Task instructions: Print exactly the lines from the first one down to the line that contains "FLU(m) 2005-01-07 05:20:00.0", both included, and skip the pictures.

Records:

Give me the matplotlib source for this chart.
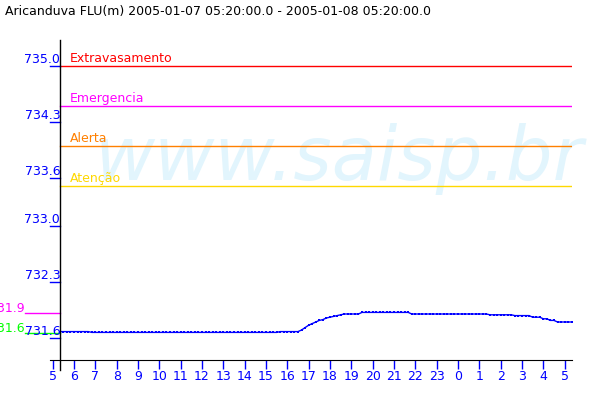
import numpy as np
import matplotlib
matplotlib.use("Agg")
import matplotlib.pyplot as plt

plt.rcParams['font.family'] = ['DejaVu Sans']

# ---- data -------------------------------------------------------
title = "Aricanduva FLU(m) 2005-01-07 05:20:00.0 - 2005-01-08 05:20:00.0"

# level every 10 min, 2005-01-07 05:20 -> 2005-01-08 05:20
levels = [
    731.68, 731.68, 731.68, 731.68,                          # 05:20-05:50
    731.68, 731.68, 731.68, 731.68, 731.68, 731.67,          # 06
    731.67, 731.67, 731.67, 731.67, 731.67, 731.67,          # 07
    731.67, 731.67, 731.67, 731.67, 731.67, 731.67,          # 08
    731.67, 731.67, 731.67, 731.67, 731.67, 731.67,          # 09
    731.67, 731.67, 731.67, 731.67, 731.67, 731.67,          # 10
    731.67, 731.67, 731.67, 731.67, 731.67, 731.67,          # 11
    731.67, 731.67, 731.67, 731.67, 731.67, 731.67,          # 12
    731.67, 731.67, 731.67, 731.67, 731.67, 731.67,          # 13
    731.67, 731.67, 731.67, 731.67, 731.67, 731.67,          # 14
    731.67, 731.67, 731.67, 731.67, 731.68, 731.68,          # 15
    731.68, 731.68, 731.68, 731.68, 731.70, 731.73,          # 16
    731.76, 731.78, 731.80, 731.82, 731.83, 731.85,          # 17
    731.86, 731.87, 731.88, 731.89, 731.90, 731.90,          # 18
    731.90, 731.90, 731.90, 731.92, 731.92, 731.92,          # 19
    731.92, 731.92, 731.92, 731.92, 731.92, 731.92,          # 20
    731.92, 731.92, 731.92, 731.92, 731.92, 731.90,          # 21
    731.90, 731.90, 731.90, 731.90, 731.90, 731.90,          # 22
    731.90, 731.90, 731.90, 731.90, 731.90, 731.90,          # 23
    731.90, 731.90, 731.90, 731.90, 731.90, 731.90,          # 00
    731.90, 731.90, 731.90, 731.89, 731.89, 731.89,          # 01
    731.89, 731.89, 731.89, 731.89, 731.88, 731.88,          # 02
    731.88, 731.88, 731.88, 731.86, 731.86, 731.86,          # 03
    731.84, 731.84, 731.82, 731.82, 731.80, 731.80,          # 04
    731.80, 731.80, 731.80,                                  # 05:00-05:20
]
t_start = 5 + 20 / 60.0
t_end = t_start + 24

thr_names = ["Extravasamento", "Emergencia", "Alerta", "Atenção"]
thr_values = [735.0, 734.5, 734.0, 733.5]
thr_colors = ["#ff0000", "#ff00ff", "#ff8000", "#ffd800"]

side_names = ["731.9", "731.6"]
side_values = [731.91, 731.665]
side_colors = ["#ff00ff", "#00ff00"]

yticks = [735.0, 734.3, 733.6, 733.0, 732.3, 731.6]
xticks = list(range(5, 30))
xlabels = [str(h % 24) for h in xticks]

# ---- figure -----------------------------------------------------
W, H = 600, 400
fig = plt.figure(figsize=(6, 4), dpi=100)
ax = fig.add_axes([50 / W, 40 / H, 522 / W, 320 / H])

px_per_h = 21.33
x0 = 5 + (50 - 52.7) / px_per_h
x1 = 5 + (572 - 52.7) / px_per_h
ax.set_xlim(x0, x1)
ax.set_ylim(735 - 294 / 80.0, 735 + 26 / 80.0)

blue = "#0000ff"
fs = 9

for s in ["top", "right", "left"]:
    ax.spines[s].set_visible(False)
ax.spines["bottom"].set_color("black")

# watermark
ax.text(6.98, 733.575, "www.saisp.br", fontsize=53, style="italic",
        color="#e2f5fd", ha="left", va="baseline", zorder=0)

# vertical axis line (runs a bit below the x axis)
ax.plot([t_start, t_start], [ax.get_ylim()[1], 731.2], color="black",
        lw=1, clip_on=False, zorder=5)

# thresholds
for name, v, c in zip(thr_names, thr_values, thr_colors):
    ax.plot([t_start, t_end], [v, v], color=c, lw=1, zorder=2)
    ax.text(t_start + 0.47, v + 0.05, name, color=c, fontsize=fs,
            ha="left", va="baseline")

# side markers on the left
xs = 5 + (25 - 52.7) / px_per_h
for name, v, c in zip(side_names, side_values, side_colors):
    ax.plot([xs, t_start], [v, v], color=c, lw=1, clip_on=False, zorder=2)
    ax.text(xs, v + 0.01, name, color=c, fontsize=fs, ha="right",
            va="baseline", clip_on=False)

# series
times = t_start + np.arange(len(levels)) / 6.0
ax.plot(times, levels, color=blue, lw=1, marker="s", markersize=1.6,
        markeredgewidth=0, zorder=4)

# y ticks: short marks left of the axis, label sitting on the mark
for v in yticks:
    ax.plot([t_start - 10 / px_per_h, t_start], [v, v], color=blue, lw=1,
            clip_on=False, zorder=3)
    ax.text(t_start + 0.02, v, f"{v:.1f}", color=blue, fontsize=fs,
            ha="right", va="bottom", clip_on=False, zorder=6)
ax.set_yticks([])

ax.set_xticks(xticks)
ax.set_xticklabels(xlabels)
ax.tick_params(axis="x", direction="out", length=6.5, width=1, color=blue,
               labelcolor=blue, labelsize=fs, pad=1)

fig.text(5 / W, 1 - 11 / H, title, fontsize=fs, color="black",
         ha="left", va="center")

fig.savefig("out.png", dpi=100)
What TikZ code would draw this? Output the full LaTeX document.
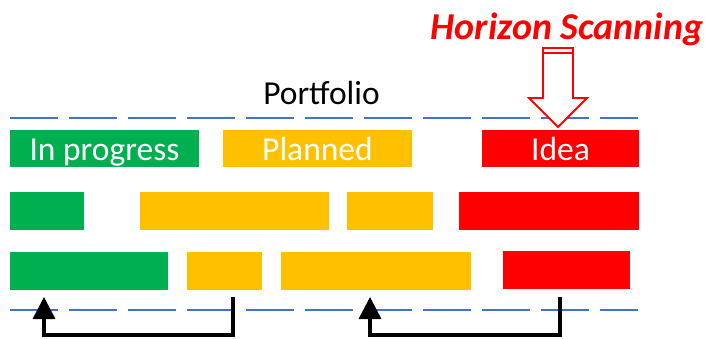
\documentclass[tikz,border=0pt]{standalone}
\usepackage{fontspec}
\setmainfont{Carlito}
\usetikzlibrary{arrows.meta}
\definecolor{pgreen}{HTML}{00B050}
\definecolor{pyellow}{HTML}{FFC000}
\definecolor{pred}{HTML}{FF0000}
\definecolor{pblue}{HTML}{4472C4}
\tikzset{
  bar/.style={inner sep=0pt, outer sep=0pt, draw=none},
  lbl/.style={inner sep=0pt, anchor=base, text=white, font=\fontsize{33.5}{40}\selectfont},
  dashline/.style={draw=pblue, line width=1.8pt, dash pattern=on 48pt off 11pt},
  conn/.style={draw=black, line width=3.5pt, line join=miter, -{Triangle[width=22pt,length=22pt]}},
}
\begin{document}
\begin{tikzpicture}[x=1pt,y=-1pt]
\useasboundingbox (0,0) rectangle (707,338);
% dashed lines
\draw[dashline] (10,118) -- (638,118);
\draw[dashline] (10,310) -- (638,310);
% row 1
\node[bar, fill=pgreen, minimum width=189, minimum height=37] (ip) at (104.5,148.5) {};
\node[bar, fill=pyellow, minimum width=189, minimum height=37] (pl) at (317.5,148.5) {};
\node[bar, fill=pred, minimum width=157, minimum height=37] (id) at (560.5,148.5) {};
\node[lbl] (ipt) at (104.5,160) {In progress};
\node[lbl] (plt) at (317.5,160) {Planned};
\node[lbl] (idt) at (560.5,160) {Idea};
% row 2
\node[bar, fill=pgreen, minimum width=74, minimum height=38] (g2) at (47,211) {};
\node[bar, fill=pyellow, minimum width=189, minimum height=38] (y2a) at (234.5,211) {};
\node[bar, fill=pyellow, minimum width=86, minimum height=38] (y2b) at (390,211) {};
\node[bar, fill=pred, minimum width=180, minimum height=38] (r2) at (549,211) {};
% row 3
\node[bar, fill=pgreen, minimum width=158, minimum height=38] (g3) at (89,271) {};
\node[bar, fill=pyellow, minimum width=75, minimum height=38] (y3a) at (224.5,271) {};
\node[bar, fill=pyellow, minimum width=190, minimum height=38] (y3b) at (376,271) {};
\node[bar, fill=pred, minimum width=127, minimum height=38] (r3) at (566.5,270) {};
% titles
\node[inner sep=0pt, anchor=base, font=\fontsize{33.5}{40}\selectfont] (pf) at (321.5,104.3) {Portfolio};
\node[inner sep=0pt, anchor=base, text=pred, font=\fontsize{38}{44}\selectfont\bfseries\itshape] (hs) at (567,39) {Horizon Scanning};
% block arrow
\draw[pred, line width=1.8pt, fill=white, line join=miter]
  (543,48) -- (573,48) -- (573,98) -- (587,98) -- (558,127) -- (529,98) -- (543,98) -- cycle;
\draw[pred, line width=1.5pt] (543,53) -- (573,53);
% connectors
\coordinate (s1) at (233,297);
\coordinate (c1) at (233,335);
\coordinate (e1) at (44,297);
\coordinate (s2) at (560,297);
\coordinate (c2) at (560,335);
\coordinate (e2) at (370,297);
\draw[conn] (s1) -- (c1) -| (e1);
\draw[conn] (s2) -- (c2) -| (e2);
\end{tikzpicture}
\end{document}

The response:
Give me the matplotlib source for this chart.
import numpy as np
import matplotlib
matplotlib.use("Agg")
import matplotlib.pyplot as plt

plt.rcParams['font.family'] = ['DejaVu Sans']

# ---- data -------------------------------------------------------
title = "Aricanduva FLU(m) 2005-01-07 05:20:00.0 - 2005-01-08 05:20:00.0"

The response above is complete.